実在の人物と架空の人物が入り交じり、若い読者がある日どこかで、登場人物の名前を見つけるのが楽しみ、と作者は言います。
これこそ読書の醍醐味、と言う作者にとても好感を持ちました。
本当にそう思う。
大人になって児童文学を読んでも、子ども時代に得られる感動は絶対味わえないのは残念だけれど。
でも自分が子どもの時にこの本を与えられたら、はたして読みきれただろうか?
ちょっと自信がありません。
想定外のおもしろさに満ちた傑作です。
★★★★★
一度読み始めたら、途中で巻を措くことができませんでした。
当初は、数学の才覚に恵まれた封建時代の町娘が、さまざまな障害をはねのけながら、数学(和算)の魅力に取り付かれ、自らの才能を開花させて行くーーそのような教養小説を、漠然と予想していました。

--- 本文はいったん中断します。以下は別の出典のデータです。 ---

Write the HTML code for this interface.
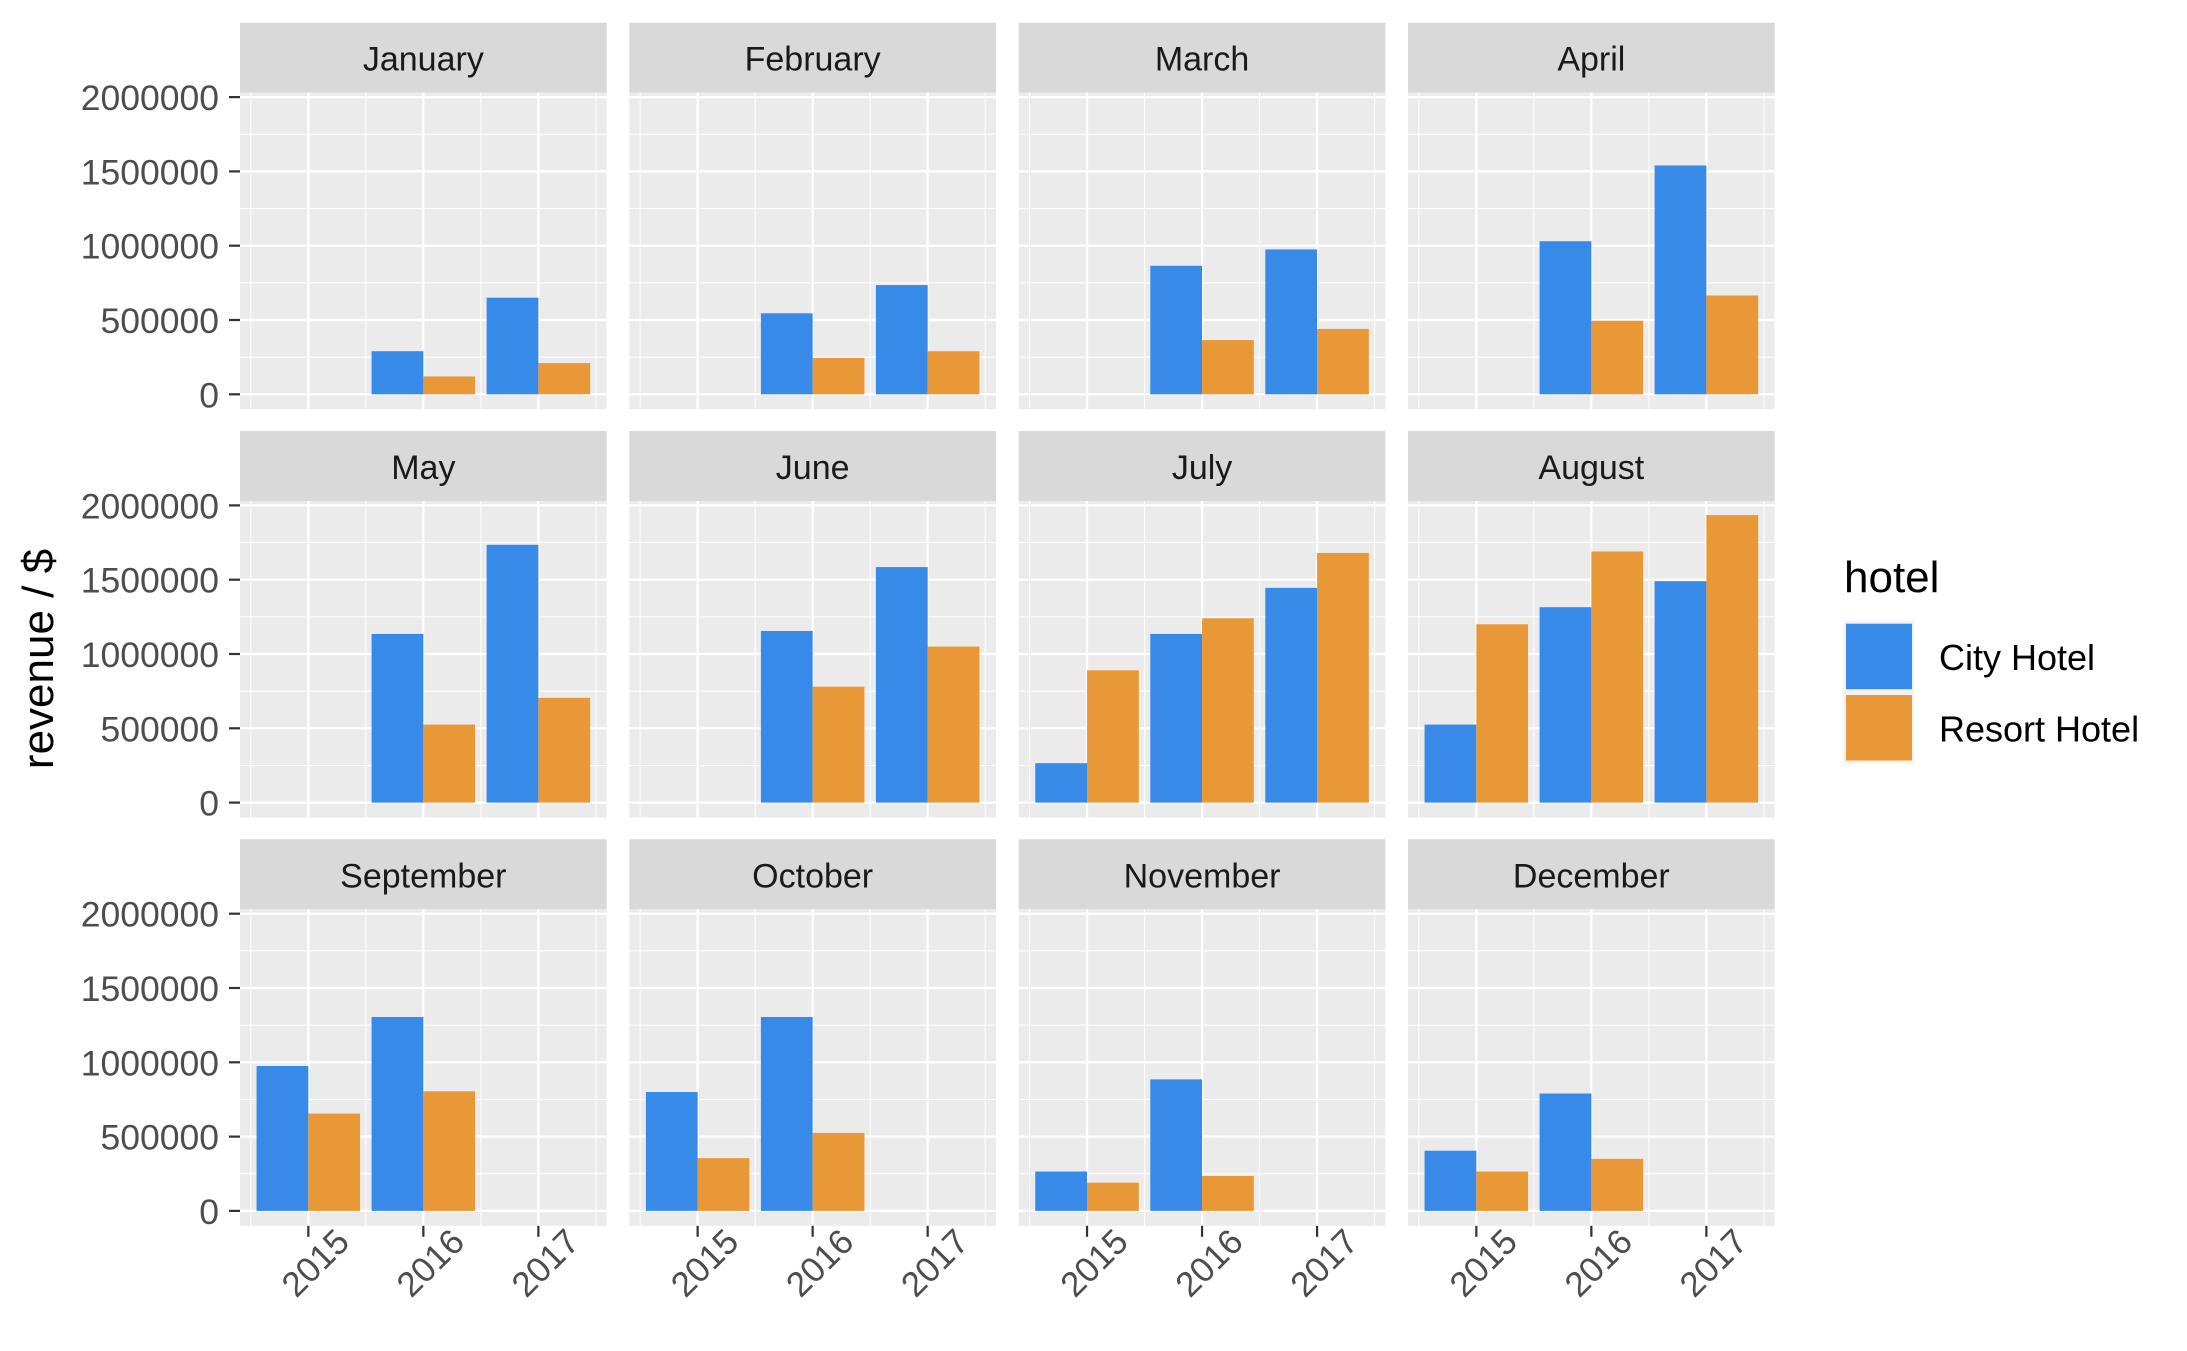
<!DOCTYPE html>
<html><head><meta charset="utf-8"><style>
html,body{margin:0;padding:0;background:#fff;}
svg{display:block;font-family:"Liberation Sans",Arial,sans-serif;}
</style></head><body>
<svg id="chart" width="2187" height="1351" viewBox="0 0 2187 1351" xmlns="http://www.w3.org/2000/svg"></svg>
<script>
const months=["January","February","March","April","May","June","July","August","September","October","November","December"];
const years=[2015,2016,2017];
const yTicks=[0,500000,1000000,1500000,2000000];
const yTickLabels=["0","500000","1000000","1500000","2000000"];
const cityRevenue=[
[null,290000,650000],[null,545000,735000],[null,865000,975000],[null,1030000,1540000],
[null,1135000,1735000],[null,1155000,1585000],[265000,1135000,1445000],[525000,1315000,1490000],
[975000,1305000,null],[800000,1305000,null],[265000,885000,null],[405000,790000,null]];
const resortRevenue=[
[null,120000,210000],[null,245000,290000],[null,365000,440000],[null,495000,665000],
[null,525000,705000],[null,780000,1050000],[890000,1240000,1680000],[1200000,1690000,1935000],
[655000,805000,null],[355000,525000,null],[190000,235000,null],[265000,350000,null]];
const seriesNames=["City Hotel","Resort Hotel"];
const colors=["#378AE8","#E99837"];

const NS="http://www.w3.org/2000/svg";
const svg=document.getElementById('chart');
function mk(tag,attrs,parent){const e=document.createElementNS(NS,tag);for(const k in attrs)e.setAttribute(k,attrs[k]);(parent||svg).appendChild(e);return e;}
const colX=[240,629.3,1018.7,1408], PW=366.7;
const rowPanel=[92.7,501,909.3], PH=316.5, SH=70;
const xMin=2014.406,xMax=2017.594;
function sx(c,v){return colX[c]+(v-xMin)/(xMax-xMin)*PW;}
function sy(r,v){const zero=rowPanel[r]+301.6;return zero-v/500000*74.3;}

months.forEach((m,i)=>{
  const r=Math.floor(i/4),c=i%4;
  const g=mk('g',{});
  
  
  const st=mk('rect',{x:colX[c],y:rowPanel[r]-SH,width:PW,height:SH,fill:'#D9D9D9'},g);
  
  
  const stt=mk('text',{x:colX[c]+PW/2,y:rowPanel[r]-SH+48,'text-anchor':'middle','font-size':34,fill:'#1a1a1a'},g);
  stt.textContent=m;
  
  
  mk('rect',{x:colX[c],y:rowPanel[r],width:PW,height:PH,fill:'#EBEBEB'},g);
  for(let k=0;k<4;k++){const y=sy(r,250000+k*500000);mk('line',{x1:colX[c],x2:colX[c]+PW,y1:y,y2:y,stroke:'#fff','stroke-width':1},g);}
  [2014.5,2015.5,2016.5,2017.5].forEach(v=>{const x=sx(c,v);mk('line',{x1:x,x2:x,y1:rowPanel[r],y2:rowPanel[r]+PH,stroke:'#fff','stroke-width':1},g);});
  yTicks.forEach(v=>{const y=sy(r,v);mk('line',{x1:colX[c],x2:colX[c]+PW,y1:y,y2:y,stroke:'#fff','stroke-width':2.2},g);});
  years.forEach(v=>{const x=sx(c,v);mk('line',{x1:x,x2:x,y1:rowPanel[r],y2:rowPanel[r]+PH,stroke:'#fff','stroke-width':2.2},g);});
  years.forEach((yr,j)=>{
    [cityRevenue[i][j],resortRevenue[i][j]].forEach((val,s)=>{
      if(val==null)return;
      const x0=sx(c,yr-0.45+s*0.45), x1=sx(c,yr+s*0.45);
      const b=mk('rect',{x:x0,y:sy(r,val),width:x1-x0,height:sy(r,0)-sy(r,val),fill:colors[s]},g);
      
      
    });
  });
  if(c===0){
    yTicks.forEach((v,k)=>{const y=sy(r,v);
      mk('line',{x1:229,x2:240,y1:y,y2:y,stroke:'#333','stroke-width':2.2});
      const t=mk('text',{x:219,y:y+13,'text-anchor':'end','font-size':35.5,fill:'#4d4d4d'});
      t.textContent=yTickLabels[k];
      
      
    });
  }
  if(r===2){
    years.forEach(v=>{const x=sx(c,v);const yb=rowPanel[r]+PH;
      mk('line',{x1:x,x2:x,y1:yb,y2:yb+11,stroke:'#333','stroke-width':2.2});
      const ax=x+43, ay=yb+18;
      const t=mk('text',{x:ax,y:ay,'text-anchor':'end','font-size':35,fill:'#4d4d4d',transform:`rotate(-45 ${ax} ${ay})`});
      t.textContent=v;
      
      
    });
  }
});
const yt=mk('text',{x:53,y:659,'text-anchor':'middle','font-size':44,fill:'#000',transform:'rotate(-90 53 659)'});
yt.textContent='revenue / $';


const lg=mk('g',{});


const lt=mk('text',{x:1844,y:592,'font-size':44,fill:'#000'},lg);
lt.textContent='hotel';


seriesNames.forEach((n,s)=>{
  const y=620.7+s*71.3;
  mk('rect',{x:1843.3,y:y,width:71,height:71.3,fill:'#F2F2F2'},lg);
  const k=mk('rect',{x:1846,y:y+3,width:66,height:65.5,fill:colors[s]},lg);
  
  
  const t=mk('text',{x:1939,y:y+49.5,'font-size':36,fill:'#000'},lg);
  t.textContent=n;
  
  
});
</script>
</body></html>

たしかに、そういった側面もありますが、時代劇定番の、小生意気な武士の倅、正体不明の武士、上京して来た謎の旅人たち、小粋な下町の庶民…などなどが登場して来て、プチ・ミステリーとしても波瀾万丈です。
一部のレビューワーが指摘している通り、たしかにストーリーがこじんまりしている感もありますが、まあ、もともと少年少女向けに書かれたことも考慮すれば、仕方が無いのでは?
ただし、昔の和算の問題などが、思ったより少なめで、数学の教養書として読むとすれば、若干、物足りないかもしれません。
ただ、古今東西/老若男女を問わず、人類が何故「数学」の謎や真理に魅せられるのか、それを鮮やかに描写したという点では、スケールの大小はある物の、サイモン・シン「フェルマーの最終定理」に肩を並べる書物と評価します。
数学を、株や金融で儲けるための実用的な道具だとか、単なる受験の義務だとかしか思っていない親子にこそ、読んで頂きたい物です。